After getting in on the ‘invite only’ round of Gmail recruitment, I quickly found out that this was not your typical @DOMAIN email service. I knew I was dealing with a  superior product when Gmail succeeded where my other public email addresses failed-spam detection and clean up. Spam truly is a hardy pest. While Yahoo and other mail services tried to crack down on it, it was like playing whack a mole. It seemed almost impossible to kill. Gmail was able to do it. I hardly get spam now. I can count the incidents with the fingers of one hand. That’s how effective Gmail is.

In fact, fact, I am so happy with this service, I use it for all my POP mail addresses. I don’t use hotmail anymore and I barely touch Yahoo mail. Gmail’s persistence and evolution from a mere ‘me too’ product to a service standard contains three key lessons the rest of the tech world can learn.

Leverage Your Brand

Before gmail, Google was primarily a search engine company. It is a highly respected brand because it succeeded where other search engines failed-producing actually useful results. Google’s brand grew and grew since people associated it with trustworthiness and reliability. Google wisely leveraged its brand to roll out Gmail.

Make no mistake about it, while Gmail embodied many new innovative technologies, it would not have made much of a dent in the market if it did not carry the Google label. Google’s massive brand and huge user base made more people open minded about trying out Gmail.

Integrate With Your Other Services

Get it through your head: Google is not search engine or online services company. What is it then? It is an ad company. That’s right-all its activities online are aimed at getting you to identify your interests and show you ads that are geared towards those interests. That’s why Google racks up billions every year. Gmail, far from being an experiment that makes no money or a vanity project whose existence depends on the whim of a top executive, was quickly integrated into Google’s ad serving infrastructure. Brilliant move.
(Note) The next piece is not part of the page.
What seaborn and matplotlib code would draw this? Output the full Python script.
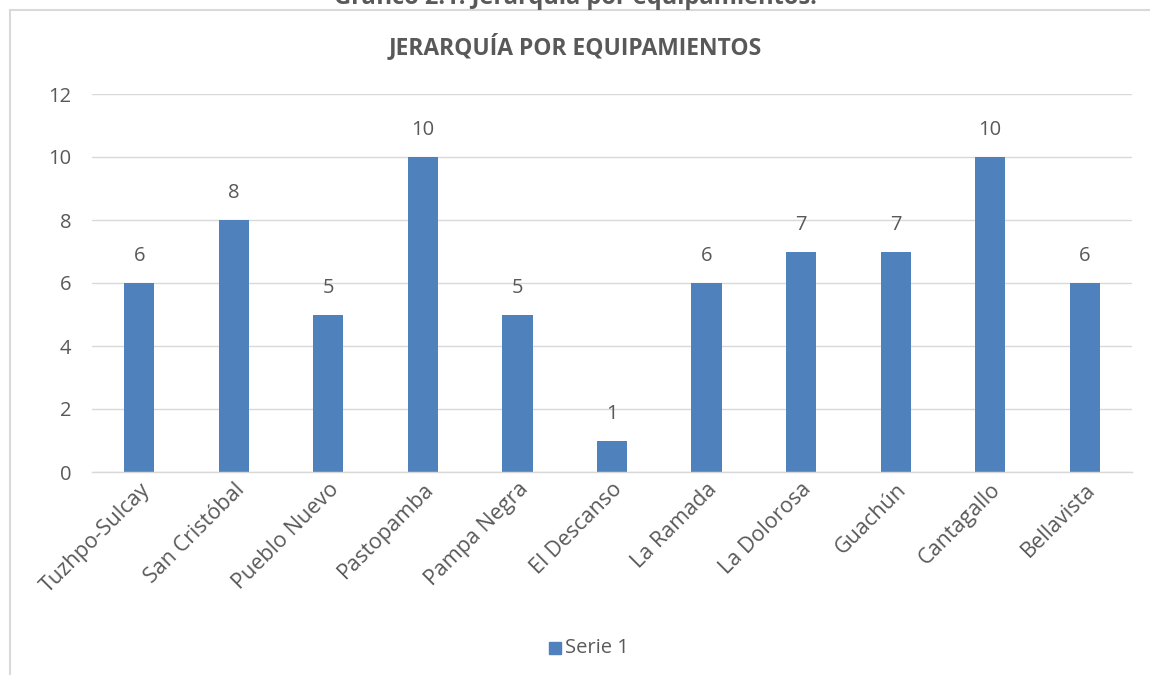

Now, advertisers can market to people based on what they are thinking. Sounds far-fetched? Not really. When you write an email and someone responds, Gmail’s ad system picks up the context and keywords and serves up relevant ads. Google ads hit you when you are thinking about a specific subject. Genius.

Continuously Innovate

Google could have easily rested on its laurels when it became clear Gmail is going to overtake Hotmail. But it didn’t stop. It kept rolling out new updates and new service innovations. Sure, some of these experiments have to be later abandoned or dialed back but, on the whole, the drive to innovate continuously increases the chances that Gmail will remain the free web-based email industry’s top dog.